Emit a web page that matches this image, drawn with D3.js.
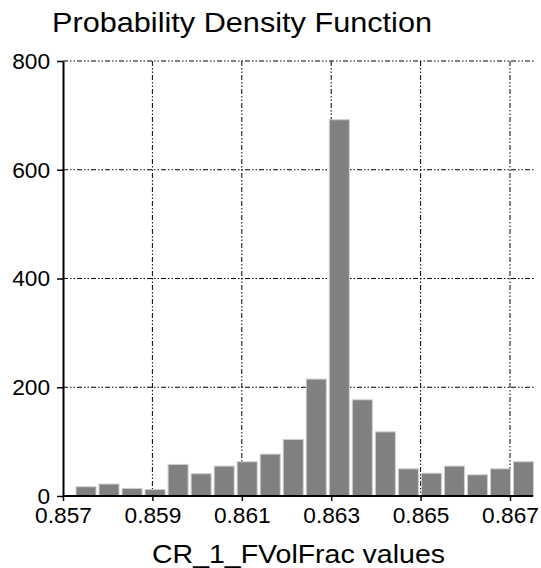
<!DOCTYPE html>
<html><head><meta charset="utf-8">
<script src="https://cdn.jsdelivr.net/npm/d3@7"></script>
<style>body{margin:0;background:#fff}svg{display:block}text{font-family:"Liberation Sans",Arial,sans-serif}</style>
</head><body><svg id="c" width="541" height="568"></svg>
<script>
// Histogram (probability density) data
const binLow = 0.857257;      // lower edge of first bin
const binHigh = 0.86756;      // upper edge of last bin
const density = [17, 22, 14, 12, 58, 41, 55, 63, 77, 104, 215, 692, 177, 118, 50, 42, 55, 39, 50, 63];
const xTicks = [0.857, 0.859, 0.861, 0.863, 0.865, 0.867];
const yTicks = [0, 200, 400, 600, 800];
const title = "Probability Density Function";
const xLabel = "CR_1_FVolFrac values";

const svg = d3.select("#c");
const x = d3.scaleLinear().domain([0.857, 0.867]).range([63, 510]);
const y = d3.scaleLinear().domain([0, 800]).range([496, 61]);
const bw = (binHigh - binLow) / density.length;
const bins = density.map((v, i) => ({x0: binLow + i * bw, x1: binLow + (i + 1) * bw, v}));
const dash = "5,2,1.5,2,1.5,2";

// grid
const g = svg.append("g");
g.selectAll(".hg").data(yTicks.filter(d => d > 0)).join("line")
  .attr("x1", x(0.857)).attr("x2", x(binHigh))
  .attr("y1", d => y(d)).attr("y2", d => y(d))
  .attr("stroke", "#000").attr("stroke-width", 1).attr("stroke-dasharray", dash);
g.selectAll(".vg").data(xTicks.filter(d => d > 0.857)).join("line")
  .attr("x1", d => x(d)).attr("x2", d => x(d))
  .attr("y1", y(800)).attr("y2", y(0))
  .attr("stroke", "#000").attr("stroke-width", 1).attr("stroke-dasharray", dash);

// bars
svg.append("g").selectAll("rect").data(bins).join("rect")
  .attr("x", d => x(d.x0) + 1.5)
  .attr("width", d => x(d.x1) - x(d.x0) - 3)
  .attr("y", d => y(d.v))
  .attr("height", d => y(0) - y(d.v))
  .attr("fill", "#808080").attr("stroke", "#cfcfcf").attr("stroke-width", 1);

// axes
const xa = svg.append("g").attr("transform", `translate(0,${y(0)})`)
  .call(d3.axisBottom(x).tickValues(xTicks).tickFormat(d3.format(".3f")).tickSize(5).tickSizeOuter(0));
xa.select(".domain").attr("d", `M${x(0.857)},0H${x(binHigh) - 2}`).attr("stroke-width", 2);
xa.selectAll("text").attr("font-size", 22.7).attr("fill", "#000").attr("dy", "0.85em").attr("y", 8);
const ya = svg.append("g").attr("transform", `translate(${x(0.857)},0)`)
  .call(d3.axisLeft(y).tickValues(yTicks).tickSize(6).tickSizeOuter(0));
ya.select(".domain").attr("stroke-width", 2);
ya.selectAll("text").attr("font-size", 22.7).attr("fill", "#000").attr("x", -13);
svg.selectAll(".tick line").attr("stroke", "#000").attr("stroke-width", 1.5);

svg.append("text").attr("x", 52).attr("y", 32).attr("font-size", 28)
  .attr("textLength", 380).attr("lengthAdjust", "spacingAndGlyphs").text(title);
svg.append("text").attr("x", 152).attr("y", 562.5).attr("font-size", 25)
  .attr("textLength", 293).attr("lengthAdjust", "spacingAndGlyphs").text(xLabel);
</script></body></html>
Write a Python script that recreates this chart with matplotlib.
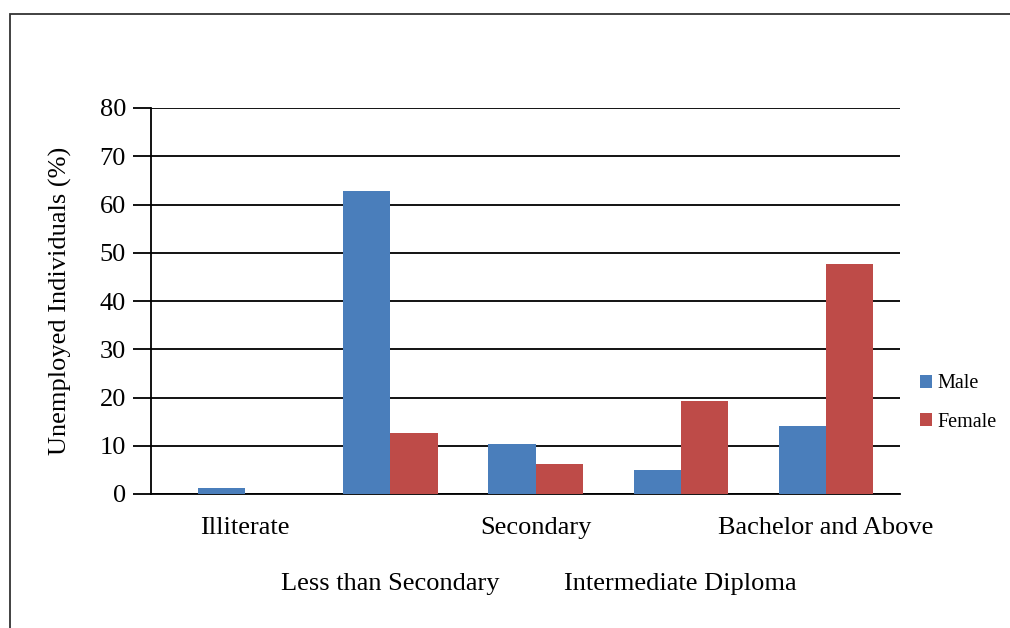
import matplotlib.pyplot as plt
import numpy as np
from matplotlib.patches import Rectangle

categories = ["Illiterate", "Less than Secondary", "Secondary",
              "Intermediate Diploma", "Bachelor and Above"]
male = [1.3, 62.8, 10.4, 5.0, 14.1]
female = [0.0, 12.6, 6.2, 19.3, 47.7]
y_ticks = [0, 10, 20, 30, 40, 50, 60, 70, 80]

plt.rcParams['font.family'] = ['Liberation Serif', 'DejaVu Serif']

W, H = 1010, 628
fig = plt.figure(figsize=(W / 100, H / 100), dpi=100)

# axes box: y-axis at x=151, right end x=900, y=0 at 494, y=80 at 108
ax = fig.add_axes([151 / W, 1 - 494 / H, (900 - 151) / W, (494 - 108) / H])

x = np.arange(len(categories))
bw = 0.325
ax.bar(x - bw / 2, male, bw, color="#4A7EBB", label="Male", zorder=3)
ax.bar(x + bw / 2, female, bw, color="#BE4B48", label="Female", zorder=3)

ax.set_xlim(-0.648, 4.51)
ax.set_ylim(0, 80)
ax.set_yticks(y_ticks)
ax.yaxis.grid(True, color="black", lw=1.3, zorder=1)
ax.set_axisbelow(True)
for s in ["top", "right"]:
    ax.spines[s].set_visible(False)
ax.spines["left"].set_linewidth(1.3)
ax.spines["bottom"].set_linewidth(1.3)
ax.tick_params(axis="y", length=13, width=1.3, labelsize=19, pad=5)
ax.tick_params(axis="x", length=0)

# staggered category labels
ax.set_xticks(x)
ax.set_xticklabels([""] * len(categories))
for i, c in enumerate(categories):
    yoff = -0.088 if i % 2 == 0 else -0.233
    ax.text(i, yoff, c, transform=ax.get_xaxis_transform(), ha="center",
            va="center", fontsize=19)

ax.set_ylabel("Unemployed Individuals (%)", fontsize=19, labelpad=20)

ax.legend(loc="center left", bbox_to_anchor=(902 / W, 1 - 403 / H),
          bbox_transform=fig.transFigure, frameon=False, fontsize=14.5,
          handlelength=0.6, handleheight=0.6, handletextpad=0.25,
          labelspacing=0.95)

# outer frame
fig.patches.append(Rectangle((10 / W, -0.1), 1.2, 1 - 14 / H + 0.1,
                             transform=fig.transFigure, fill=False,
                             edgecolor="#333333", lw=1.3))

fig.savefig("out.png", dpi=100)
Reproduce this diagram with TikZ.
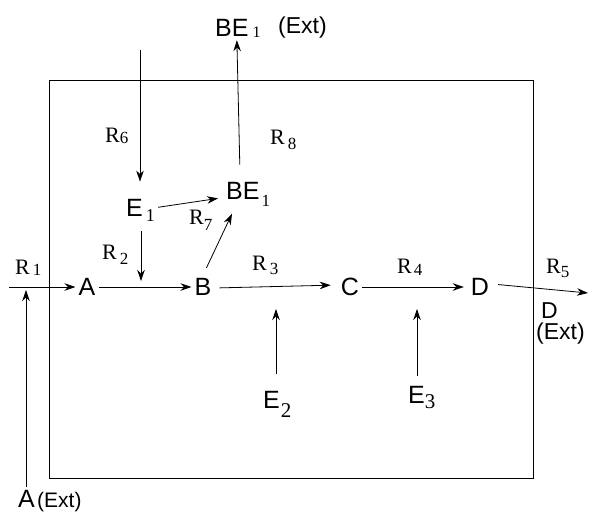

○ ○ ○ ○ ○ ○ ○

_Written exercise_: Go through the entries above and copy every line containing "with".

_Written answer_:
Emit a web page that matches this image, drawn with D3.js.
Write a Python script that recreates this chart with matplotlib.
Reproduce this diagram with TikZ.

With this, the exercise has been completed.